Leaving my beer-pong championship days behind I have leaped head first into the idea of being as productive as I possibly can. It is as though I’m attempting to now make up for how undedicated, unorganized, unproductive, inefficient and unmotivated I have been since, well, since I can remember. Taking courses at one of the Big Ten universities before I could drive didn’t really instill the necessity for good study habits in me.

Two weeks into my employment here I was overwhelmed with all the work, projects, and meetings that I needed to keep track of, so I bought a planner.

Three weeks into my employment I purchased a PDA. I chose a Palm Tungsten E2. I chose a PDA over a Black Berry for personal reasons; mainly peer pressure (from those friends still at school) to not be seen as nerdy. Just two weeks after my PDA had arrived my cell phone lost its ability to hold a charge, and therefore function, so I should have just sucked it up and purchased the black berry. Either way, it was a huge upgrade from my overstuffed planner.

I have now developed a game plan for this forthcoming mega-revamp of my entire life. New place, new people, new situation, I might as well add new habits to that list.

Organize. I took all my stuff and created a home for it, maybe not the cleanest more well placed home, but it was a home none the less.
Purge. When there was a home for everything, and everything was in its home I began to go through it and purge what I didn’t need. Articles and notes from courses I have previously taken were scanned into my computer and organized using the Campus Productivity kit in filemaker. I was able to reduce about 80 magazines to two CD’s containing back up files.
Reorganize. I utilized various storage methods, mostly small, open top, plastic boxes. By keeping everything put away I was able to free up a lot of space, which would have otherwise been consumed my pils of unorganized papers. If I needed an article I would have to spend 45 + minutes searching through magazines, whereas now I pull up my database, and select the .pdf I need.
Maintain. So I don't have to do it again.

For those of you who are familiar with Industrial business I am 5s-ing my life.

Yes, that’s a tin next to my pocket protector.

While I was up north this weekend I made a life changing revelation; you can’t hide who you are, even from yourself.

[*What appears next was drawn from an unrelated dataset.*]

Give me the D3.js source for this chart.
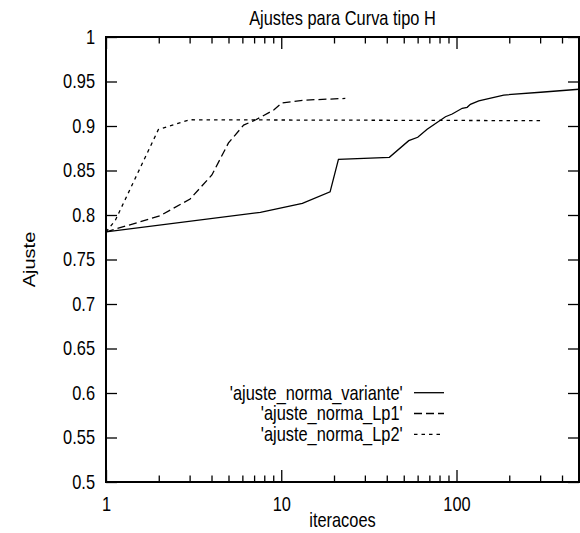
<!DOCTYPE html>
<html>
<head>
<meta charset="utf-8">
<script src="https://cdn.jsdelivr.net/npm/d3@7"></script>
<style>
  html, body { margin: 0; padding: 0; background: #fff; }
  svg { display: block; }
  text { font-family: "Liberation Sans", Arial, Helvetica, sans-serif; font-size: 20px; fill: #000; }
</style>
</head>
<body>
<div id="chart"></div>
<script>
// ---- data ----
const title = "Ajustes para Curva tipo H";
const xLabel = "iteracoes";
const yLabel = "Ajuste";
const seriesNames = ["'ajuste_norma_variante'", "'ajuste_norma_Lp1'", "'ajuste_norma_Lp2'"];

const variIter = [1, 7.6, 13.2, 19, 21.2, 41.4, 53.4, 60.1, 68, 86.5, 94.5, 107.8, 115, 120, 134, 186, 302, 500];
const variVal  = [0.781, 0.803, 0.813, 0.826, 0.8626, 0.8648, 0.8835, 0.8873, 0.8963, 0.9104, 0.9135, 0.9199, 0.921, 0.9244, 0.9281, 0.9348, 0.9379, 0.9413];

const lp1Iter = [1, 2.03, 3.02, 4.02, 5.0, 6.1, 7.16, 9.06, 10.1, 13.4, 23.2];
const lp1Val  = [0.781, 0.799, 0.818, 0.845, 0.881, 0.901, 0.907, 0.918, 0.926, 0.929, 0.931];

const lp2Iter = [1, 1.13, 1.99, 3.0, 300];
const lp2Val  = [0.781, 0.794, 0.896, 0.907, 0.906];

const xMajorTicks = [1, 10, 100];
const xMinorTicks = [2, 3, 4, 5, 6, 7, 8, 9, 20, 30, 40, 50, 60, 70, 80, 90, 200, 300, 400];
const yTicks = [0.5, 0.55, 0.6, 0.65, 0.7, 0.75, 0.8, 0.85, 0.9, 0.95, 1];
const yTickLabels = ["0.5", "0.55", "0.6", "0.65", "0.7", "0.75", "0.8", "0.85", "0.9", "0.95", "1"];

// ---- layout ----
const W = 580, H = 533;
const pLeft = 106, pRight = 579, pTop = 37, pBottom = 482;
const SX = 0.82; // horizontal text compression

const svg = d3.select("#chart").append("svg").attr("width", W).attr("height", H);

const x = d3.scaleLog().domain([1, 500]).range([pLeft, pRight]);
const y = d3.scaleLinear().domain([0.5, 1]).range([pBottom, pTop]);

function narrow(sel) {
  sel.each(function () {
    const t = d3.select(this);
    const xv = +t.attr("x") || 0;
    t.attr("x", xv / SX).attr("transform", `scale(${SX},1)`);
  });
}
function styleAxis(g) {
  g.select(".domain").remove();
  g.selectAll(".tick line").attr("stroke", "#000").attr("stroke-width", 1.3);
  g.selectAll("text").attr("font-size", 20).attr("font-family", "Liberation Sans, Arial, sans-serif").attr("fill", "#000");
}

// bottom axis
const gxB = svg.append("g").attr("transform", `translate(0,${pBottom})`)
  .call(d3.axisBottom(x).tickValues(xMajorTicks).tickSize(-12).tickPadding(15).tickFormat(d3.format("d")));
styleAxis(gxB); narrow(gxB.selectAll("text"));
const gxBm = svg.append("g").attr("transform", `translate(0,${pBottom})`)
  .call(d3.axisBottom(x).tickValues(xMinorTicks).tickSize(-6.5).tickFormat(""));
styleAxis(gxBm);
// top axis (mirror)
const gxT = svg.append("g").attr("transform", `translate(0,${pTop})`)
  .call(d3.axisTop(x).tickValues(xMajorTicks).tickSize(-12).tickFormat(""));
styleAxis(gxT);
const gxTm = svg.append("g").attr("transform", `translate(0,${pTop})`)
  .call(d3.axisTop(x).tickValues(xMinorTicks).tickSize(-6.5).tickFormat(""));
styleAxis(gxTm);
// left axis
const gyL = svg.append("g").attr("transform", `translate(${pLeft},0)`)
  .call(d3.axisLeft(y).tickValues(yTicks).tickSize(-11).tickPadding(11)
    .tickFormat((d, i) => yTickLabels[i]));
styleAxis(gyL); narrow(gyL.selectAll("text"));
// right axis (mirror)
const gyR = svg.append("g").attr("transform", `translate(${pRight},0)`)
  .call(d3.axisRight(y).tickValues(yTicks).tickSize(-11).tickFormat(""));
styleAxis(gyR);

// frame
svg.append("rect").attr("x", pLeft).attr("y", pTop)
  .attr("width", pRight - pLeft).attr("height", pBottom - pTop)
  .attr("fill", "none").attr("stroke", "#000").attr("stroke-width", 2);

// lines
const line = d3.line().x(d => x(d[0])).y(d => y(d[1]));
const series = [
  { name: seriesNames[0], pts: d3.zip(variIter, variVal), dash: null },
  { name: seriesNames[1], pts: d3.zip(lp1Iter, lp1Val), dash: "8,4" },
  { name: seriesNames[2], pts: d3.zip(lp2Iter, lp2Val), dash: "3.5,4" }
];
svg.append("clipPath").attr("id", "clip").append("rect")
  .attr("x", pLeft).attr("y", pTop).attr("width", pRight - pLeft).attr("height", pBottom - pTop);
series.forEach(s => {
  svg.append("path").attr("d", line(s.pts)).attr("fill", "none")
    .attr("stroke", "#000").attr("stroke-width", 1.3)
    .attr("stroke-dasharray", s.dash).attr("clip-path", "url(#clip)");
});

// legend
const legRows = [392.7, 413.5, 434.3];
const legTextRight = 402.7, legLineX0 = 414, legLineX1 = 444;
series.forEach((s, i) => {
  svg.append("text").attr("x", legTextRight / SX).attr("y", legRows[i]).attr("dy", "0.35em")
    .attr("text-anchor", "end").attr("transform", `scale(${SX},1)`).text(s.name);
  svg.append("line").attr("x1", legLineX0).attr("x2", legLineX1)
    .attr("y1", legRows[i]).attr("y2", legRows[i])
    .attr("stroke", "#000").attr("stroke-width", 1.3).attr("stroke-dasharray", s.dash);
});

// title & axis labels
svg.append("text").attr("x", ((pLeft + pRight) / 2) / SX).attr("y", 25)
  .attr("text-anchor", "middle").attr("transform", `scale(${SX},1)`).text(title);
svg.append("text").attr("x", ((pLeft + pRight) / 2) / SX).attr("y", 527)
  .attr("text-anchor", "middle").attr("transform", `scale(${SX},1)`).text(xLabel);
svg.append("text").attr("transform", `translate(35,${(pTop + pBottom) / 2}) rotate(-90) scale(1,${SX})`)
  .attr("text-anchor", "middle").text(yLabel);
</script>
</body>
</html>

My best friend I were at a party playing beer pong. She came back from getting the house pitcher filled and I could tell she was irate; we don’t actually need to talk to each other anymore to know something is up. She points to this scrawny guy in the corner wearing flip flops and camo pants, and informs me that he offended her. She used other words then offended. He had apparently told her to shut up when she was at the keg trying to fill the house pitcher up. After dominating another two games of pong this jerk makes his way over by us. The other team makes a cup, and my friend pours it down his sweatshirt while he isn’t looking. He blames me and starts calling me extremely rude names, and I snap. I’m ready to give him a well deserved black eye but he starts running for the stairs to get out and my friend holds me back, I calm down and realize that you can’t hide redneck.

Two hours before that I was trying to convince people that I wasn’t suppose to be a nerd for Halloween; that I wasn’t actually dressed up at all.

Walking, or stumbling more of, home I thought about how I got to this point, where some people think I am a nerd and others find me intimidating. I use to be nerdy my freshman/sophomore year of high school. That all ended when I met my first real serious boyfriend. I came to enjoy this lifestyle; I have always been interested in mechanics and working with my hands (I’m a farmer’s daughter) so I adopted his back woods ways. I headed off to college to study Agriculture Engineering. According to most of my friends the only thing girly about me was my long, curly brown hair. I got the nickname Bubba, and soon after met my best friend Nutt. We are not like most girls. We have achieved ‘awesome’ status in the guy’s world; something many girls strive for and never get near, so most of them hate us. We have ourselves, and we’re not complaining. We met sophomore year of college, fresh out of long term relationships with ass holes, and discovered that we are pert near the same. We became each others momentum to live life to the fullest, and have a good time. We don’t deal with drama, or stupid girls who immediately get intimidated and don’t like us because we can hold a conversation with their boyfriend longer then they can. While we both date and have had our respective boyfriends we aren’t the kind of girls who can’t live without a boyfriend. We aren’t friends with the guys because we want them; we are friends with them because they share the same interests as us. We are generally considered redneck girls. We are ourselves, and we don’t apologize for that, and we don’t back down if there is trouble. We cowboy up and face it head on.

Then I got a job and entered the 'real world', where I dress professional, wear makeup, and do my hair everyday. My polo’s and dress shirts are all accompanied by my pocket protector (I’m not a nerd, I don’t have a pencil in it). I have adopted the idea that how you dress reflects on your competency. But it is not me, at least the me I use to be. I have been in sort of inner conflict, the nerdy me versus the redneck. I have noticed that when I dress nice I’m more approachable, have more self confidence, have a sense of belonging to the group, and feel more intelligent. Even at the party this previous weekend, besides when defending my outfit as not being a nerd costume, I talked to more new people then I ever have at a party. Generally when I have a dip in a few creepy guys will tell me that it is hot, but it tends to be off putting. This past weekend I had a dip in, and no one thought twice of it. I am more approachable, more confident, and more influential, because I have finally found myself, a nerdy redneck. I know who I am. Goodbye quarter-life crisis.